The state of the art time-domain wavefield imaging using a discontinuous Galerkin forward-backward time-stepping method

Abstract

In this thesis, an efficient wavefield imaging technique of Forward/Backward Time-Stepping (FBTS) in the Time Domain (TD) is developed, employing the Discontinuous Galerkin Method (DGM) as the spatial-discretization technique. The FBTS method is based on calculating gradients of a TD cost functional with respect to the constitutive parameters of the target, and updating the modeled target using Conjugate Gradient (CG) method. The DGM and Runge-Kutta method are used to solve the mentioned problem, respectively, in space and time. We call this TD - Microwave Imaging (MWI) technique DGM-FBTS and present it, for the first time, for dispersive media.

The electromagnetic (EM) two-dimensional non-dispersive Transverse Magnetic (TM) DGM-FBTS is compared to Frequency Domain (FD) imaging algorithms for synthetic and experimental imaging targets in terms of computational cost, the quality of results, and robustness. For the first time, a direct comparison of TD and single-frequency FD MWI, DGM-Contrast Source Inversion (CSI) and DGM-Gauss Newton Inversion (GNI) schemes are used as the FD counterparts, all implemented in Matlab. For experimental data, the DGM-FBTS algorithm shows a robust noise performance, generating higher-resolution results than the two FD methods.

The DGM-FBTS formulation is also modified for quantitative ultrasound imaging with preliminary results presented, as a foundation for future experimental work in this area. This ultrasound imaging technique is validated briefly in this work, and it shows to be promising in quantitative wavefield imaging.
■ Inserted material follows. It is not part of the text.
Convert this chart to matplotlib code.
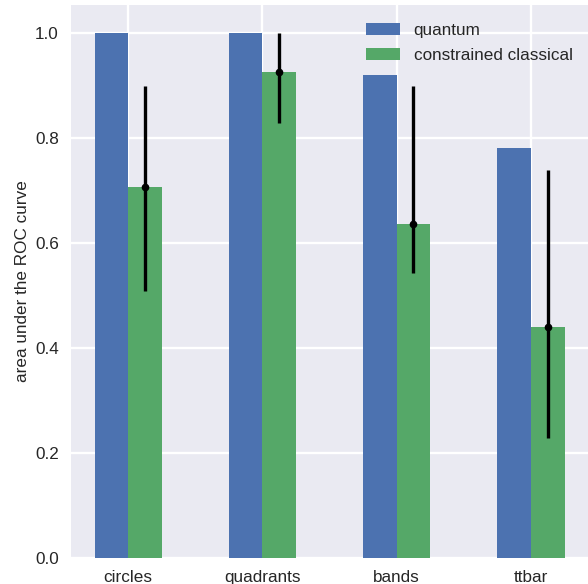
import matplotlib
matplotlib.use("Agg")
import matplotlib.pyplot as plt
import numpy as np

plt.style.use("seaborn-v0_8-darkgrid")
plt.rcParams['font.family'] = ['Liberation Sans', 'DejaVu Sans']
plt.rcParams['grid.linewidth'] = 1.7

categories = ["circles", "quadrants", "bands", "ttbar"]
quantum = [1.0, 1.0, 0.92, 0.781]
classical = [0.707, 0.926, 0.636, 0.440]
classical_low = [0.509, 0.828, 0.542, 0.229]
classical_high = [0.899, 1.0, 0.899, 0.738]

fs = 12.3
fig = plt.figure(figsize=(5.88, 5.84), dpi=100)
ax = fig.add_axes([71/588, 26/584, 517/588, 553/584])

x = np.arange(len(categories))
w = 0.25
ax.bar(x - w/2, quantum, w, color="#4C72B0", label="quantum")
ax.bar(x + w/2, classical, w, color="#55A868", label="constrained classical")
yerr = [np.array(classical) - np.array(classical_low),
        np.array(classical_high) - np.array(classical)]
ax.errorbar(x + w/2, classical, yerr=yerr, fmt="o", color="black",
            markersize=4.5, elinewidth=2.4, capsize=0)

ax.set_xticks(x)
ax.set_xticklabels(categories, fontsize=fs)
ax.tick_params(axis='both', labelsize=fs, pad=8.7)
ax.set_ylabel("area under the ROC curve", fontsize=fs, labelpad=3.5)
ax.set_xlim(-0.425, 3.425)
ax.set_ylim(0, 1.053)
ax.legend(loc="upper right", bbox_to_anchor=(1.0, 1.0 - 3/553), fontsize=fs,
          frameon=False, labelspacing=0.55)

fig.savefig("out.png", dpi=100)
Finally, a novel development and investigation of quantitative hybrid time- and frequency-domain techniques is presented, focusing on enhancing the performance of both FD and TD schemes by improving the inversion speed and image resolution, respectively. These hybrid schemes are tested/validated on experimental data to study their accuracy in the presence of measurement noise and system modeling error. These results show improvement of image resolution compared to stand-alone FD algorithms (especially for complicated targets) and improvement in computational time by an average of 44% compared to stand-alone TD algorithm.